Danny’s conversations with prison inmates were an eye opener. In dialogue, each inmate denied any wrongdoing and claimed to be a victim of an overzealous police force and an incompetent judiciary. If Danny could believe what he heard, the prison was full of innocent people! It was very disillusioning.  Was the legal system totally messed up?  

The inmates were in denial. But those inmates were not the only ones. We all are. God is a God of truth, and he refuses to play games. Our journey to God is also a journey to the self; a movement into self-knowledge. 

As people who give into moral wayward living; we tend to be out of touch with our true selves. It is too painful, to be honest about who we are (Rom. 3:23). Only when we have first grasped God’s assurance through Christ of unconditional love and forgiveness, the hope that we will be accepted anyway, because of the sacrifice of Christ for our karma, that we find the courage to face the truth about ourselves (Rom.6:23). Honesty grows best where grace is celebrated.

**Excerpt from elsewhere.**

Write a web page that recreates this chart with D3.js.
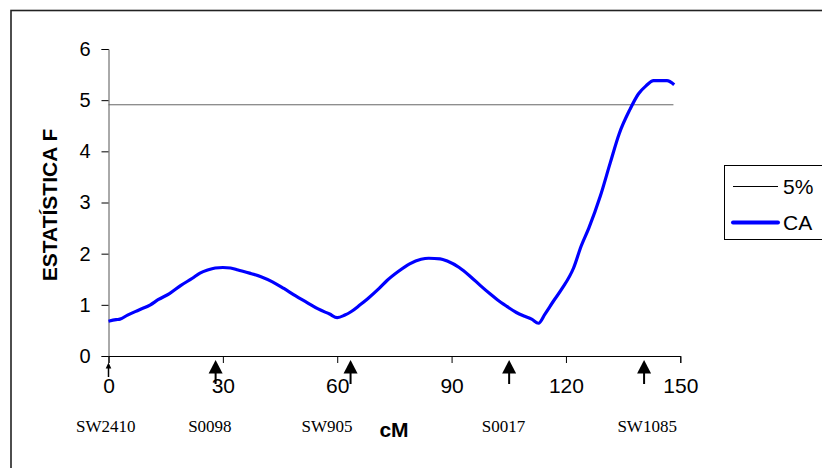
<!DOCTYPE html>
<html>
<head>
<meta charset="utf-8">
<script src="https://cdn.jsdelivr.net/npm/d3@7/dist/d3.min.js"></script>
<style>
  body { margin: 0; background: #fff; }
  svg { display: block; }
</style>
</head>
<body>
<svg id="chart" width="822" height="468"></svg>
<script>
// CA curve (cM, F statistic)
const caPos = [0, 2, 3, 5, 8, 11, 13, 16, 19, 22, 24, 26, 28, 30, 32, 34, 37, 40, 43, 46, 49, 52, 55, 58, 60, 62, 63.5, 66, 68, 71, 73, 76, 79, 82, 84, 87, 89, 92, 95, 97.5, 100, 102, 104.5, 107, 109, 111, 112.8, 114.5, 116.7, 119, 122, 124, 126, 129, 131.6, 134, 136.8, 139, 141, 143, 146.5, 148.4];
const caF = [0.68, 0.71, 0.72, 0.80, 0.90, 1.00, 1.10, 1.22, 1.38, 1.52, 1.62, 1.68, 1.72, 1.73, 1.72, 1.68, 1.62, 1.55, 1.45, 1.32, 1.18, 1.05, 0.92, 0.82, 0.75, 0.80, 0.86, 1.00, 1.12, 1.32, 1.47, 1.65, 1.80, 1.89, 1.91, 1.90, 1.85, 1.73, 1.55, 1.38, 1.22, 1.10, 0.97, 0.85, 0.78, 0.72, 0.64, 0.82, 1.07, 1.32, 1.72, 2.15, 2.50, 3.12, 3.77, 4.35, 4.82, 5.12, 5.28, 5.38, 5.38, 5.30];

// 5% threshold
const threshold = 4.91;
const thresholdEnd = 148.2;

// markers: arrow position in cM and where the name sits
const markerNames = ['SW2410', 'S0098', 'SW905', 'S0017', 'SW1085'];
const markerPos = [0, 28.1, 63.5, 105.1, 140.5];
const markerLabelAt = [-0.7, 26.6, 57.3, 103.6, 141.3];

const xTicks = [0, 30, 60, 90, 120, 150];
const yTicks = [0, 1, 2, 3, 4, 5, 6];
const legendItems = ['5%', 'CA'];

const svg = d3.select('#chart');

// outer frame (cut off at the right and bottom like the original)
svg.append('rect')
    .attr('x', 11).attr('y', 10.5)
    .attr('width', 830).attr('height', 480)
    .attr('fill', 'none').attr('stroke', '#222').attr('stroke-width', 1.6);

const x = d3.scaleLinear().domain([0, 150]).range([108.5, 680.3]);
const y = d3.scaleLinear().domain([0, 6]).range([356, 49]);

// y axis
const yAxis = svg.append('g')
    .attr('transform', `translate(${x(0)},0)`)
    .call(d3.axisLeft(y).tickValues(yTicks).tickFormat(d3.format('d')).tickSize(7).tickPadding(11));
yAxis.select('.domain').attr('stroke', '#555');
yAxis.selectAll('text').attr('font-family', 'Liberation Sans, Arial, sans-serif')
    .attr('font-size', 20).attr('fill', '#000');

// x axis
const xAxis = svg.append('g')
    .attr('transform', `translate(0,${y(0)})`)
    .call(d3.axisBottom(x).tickValues(xTicks).tickFormat(d3.format('d')).tickSize(7).tickSizeOuter(7).tickPadding(15));
xAxis.select('.domain').attr('stroke', '#000');
xAxis.selectAll('text').attr('font-family', 'Liberation Sans, Arial, sans-serif')
    .attr('font-size', 21).attr('fill', '#000');

// threshold line
svg.append('line')
    .attr('x1', x(0)).attr('x2', x(thresholdEnd))
    .attr('y1', y(threshold)).attr('y2', y(threshold))
    .attr('stroke', '#666').attr('stroke-width', 1);

// CA curve
const pts = caPos.map((p, i) => [p, caF[i]]);
svg.append('path')
    .datum(pts)
    .attr('fill', 'none')
    .attr('stroke', '#0000ff')
    .attr('stroke-width', 3.2)
    .attr('stroke-linejoin', 'round')
    .attr('d', d3.line().x(d => x(d[0])).y(d => y(d[1])).curve(d3.curveMonotoneX));

// marker arrows, the first one small
const arrows = svg.append('g');
markerPos.forEach((p, i) => {
    const cx = x(p);
    const small = i === 0;
    const tip = small ? 362.5 : 360;
    const base = small ? 368.5 : 373.5;
    const hw = small ? 2.8 : 7;
    const stemEnd = small ? 377 : 384;
    arrows.append('path')
        .attr('d', `M${cx},${tip} L${cx + hw},${base} L${cx - hw},${base} Z`)
        .attr('fill', '#000');
    arrows.append('line')
        .attr('x1', cx).attr('x2', cx)
        .attr('y1', base - 1).attr('y2', stemEnd)
        .attr('stroke', '#000').attr('stroke-width', small ? 1.5 : 2);
});

svg.append('g').selectAll('text').data(markerNames).join('text')
    .attr('x', (d, i) => x(markerLabelAt[i]))
    .attr('y', 432)
    .attr('text-anchor', 'middle')
    .attr('font-family', 'Liberation Serif, Times New Roman, serif')
    .attr('font-size', 17)
    .text(d => d);

// axis titles
svg.append('text')
    .attr('x', 394).attr('y', 436.5)
    .attr('text-anchor', 'middle')
    .attr('font-family', 'Liberation Sans, Arial, sans-serif')
    .attr('font-weight', 'bold').attr('font-size', 21)
    .text('cM');

svg.append('clipPath').attr('id', 'ytitle-clip')
    .append('rect').attr('x', 0).attr('y', 122).attr('width', 100).attr('height', 300);
svg.append('g')
    .attr('clip-path', 'url(#ytitle-clip)')
  .append('text')
    .attr('transform', 'translate(57.3,205) rotate(-90)')
    .attr('text-anchor', 'middle')
    .attr('font-family', 'Liberation Sans, Arial, sans-serif')
    .attr('font-weight', 'bold').attr('font-size', 21)
    .text('ESTATÍSTICA F');

// legend
const legend = svg.append('g');
legend.append('rect')
    .attr('x', 724.5).attr('y', 165.5)
    .attr('width', 120).attr('height', 74)
    .attr('fill', '#fff').attr('stroke', '#000').attr('stroke-width', 1);
legend.selectAll('line').data(legendItems).join('line')
    .attr('x1', 733).attr('x2', 778)
    .attr('y1', (d, i) => 186.5 + i * 36).attr('y2', (d, i) => 186.5 + i * 36)
    .attr('stroke', (d, i) => i === 0 ? '#000' : '#0000ff')
    .attr('stroke-width', (d, i) => i === 0 ? 1 : 4)
    .attr('stroke-linecap', (d, i) => i === 0 ? 'butt' : 'round');
legend.selectAll('text').data(legendItems).join('text')
    .attr('x', 783)
    .attr('y', (d, i) => 193.5 + i * 36)
    .attr('font-family', 'Liberation Sans, Arial, sans-serif')
    .attr('font-size', 21)
    .text(d => d);
</script>
</body>
</html>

Assessment is the first step to treatment and correction. Confession is important to conversion for the same reason. If we confess our sins, the Bible says, God is faithful and just and will forgive and cleanse us (1 John 1:9). So why is confession a non-negotiable element in conversion and the ongoing process of sanctification? It is essential because we need to agree to God’s assessment of our hearts and minds. We must drop our rationalizations and come clean. We need to agree with God in our hearts.

The breakthrough to truthfulness requires that we come out of our warped self-justification and confess our sins to others (James 5:16). Agreeing with God’s assessment and being honest before God and others is the first step that brings us into the light.